My next destination was the Indiana Landmarks Center, which was featuring Thane Young’s “Still Life Series” in its Rapp Family Gallery. Young teaches Art History at Herron, and his art is influenced by a mélange of classical realism and cubism. But his color choices are often soft pastels as if he's a closet Impressionist. And sometimes Young hearkens back to the days of classical antiquity, such as in his oil on canvas “Still Life with Greek Bust & Oinichoe” which also looks like he might have been channeling Georges Braque because of its clear Cubist influences.
But the painting itself gives the illusion that it was composed out of square particles of tile, as in a mosaic. Perhaps Young is something of a physicist, on the fence as to whether light is a particle or a wave.
“Still Life with Skull, Silver Vase, and Fruit Bowl” recalls the strong tradition of using skulls as subjects in painting going all the way back to Roman times. There’s skillful use of color and a playful streak in this exhibition, definitely worth a look.
Moving onto Gallery 924, I hit another exhibition that was linked to the Indiana Bicentennial anniversary. This one, featuring the work of Kipp Normand and Kyle Ragsdale, is entitled “Town and Country: Indiana Stories.”
I found Ragsdale’s most engaging work here to be a departure from his usual impressionistic paintings featuring Gilded Age dames and dudes in period dress – although there were plenty of those.
That is, I found myself drawn to his recent works composed using altered monotype and chine-collé as media. Limberlost 1, which refers to the Limberlost Swamp in Northwestern Indiana, was the setting for the novel A Girl from Limberlost by Gene Stratton-Porter. In this work you can see an abstracted portrait of a woman in a brown dress, beneath a surface that looks impacted by raindrops, as if you’re looking down at a girl floating in a swamp. But maybe that's a kinda downbeat interpretation of this work.
And Kipp Normand’s collages were engaging and instructive about the subject of Indiana history.

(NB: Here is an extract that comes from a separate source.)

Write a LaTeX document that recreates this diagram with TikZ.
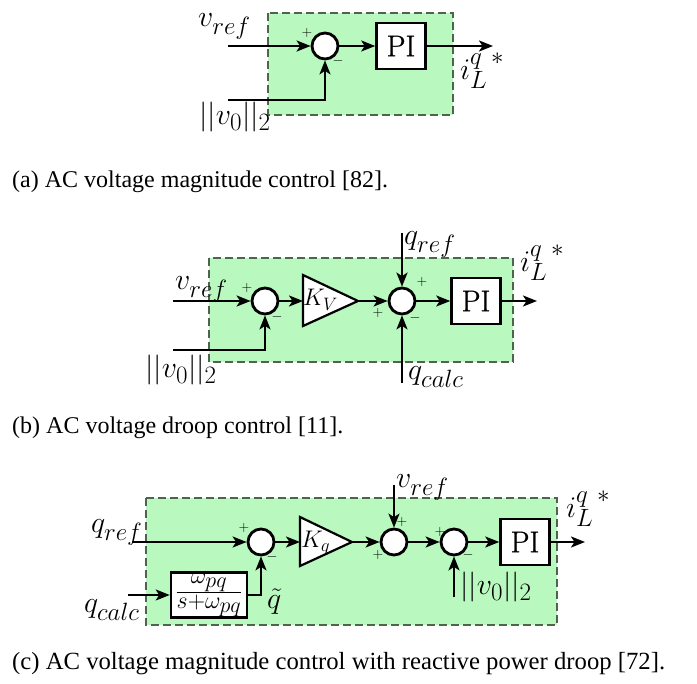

The most humorous one hands down was “You don’t know….” Which featured a can of Shinola shoeshine among other early 20th century artifacts. The wall text gives a little historical lesson on the origin of a certain expression. Did you know that Shinola was originally manufactured in Indy in the 1930s? I didn’t. I guess I don’t know shit from Shinola.
My next stop was a group show called “Tenuous” in at 1234 Barth Street in Fountain Square. The fact that Ginny Taylor Rosner was exhibiting there was a definite draw for me; most of the work I had seen from her previously had been in the realm of digital photography. One of her favorite subjects was the wind turbine farms just north of Lafayette, IN. (Warning to drivers: DO NOT look at the turbines while driving at night; this can hypnotize you and get you killed.)
The centerpiece of Rosner’s exhibit is a 15 foot long series of landscape photographs (each photo measuring 6” by 18” strung together, entitled “Breadth of Memory” featuring the windmill farms and the northern Indiana landscape where Rosner happened to grow up. The photos are printed with swerving parabolas of text, the kinds of thoughts written out that you might think as you’re driving along: “You never told me that you were proud of what I had become….. I didn’t know until after you were gone.”
And many of the photos look like they were shot from the open window of a speeding car. The series of photographs is both backlit and double sided—lit from both sides—viewed in an otherwise dark room.
The video shot of the same landscape—which also appears to have been filmed from a speeding car—is entitled “Autumn Migration,” featuring four different exposures.
Be sure not to miss this one. The hours are Friday-Sunday 1:00 pm to 6:00 pm through June 12. The run time of this one is short but so is life, after all. That is perhaps the inherent in Rosner's work here, inherent in the title of this exhibit.Think of the fact that 200 years isn’t even a scratch in the surface of geologic time. Think that perhaps that one day we will all be the ghosts that our loved ones talk to as they drive towards their destinations wherever they may be.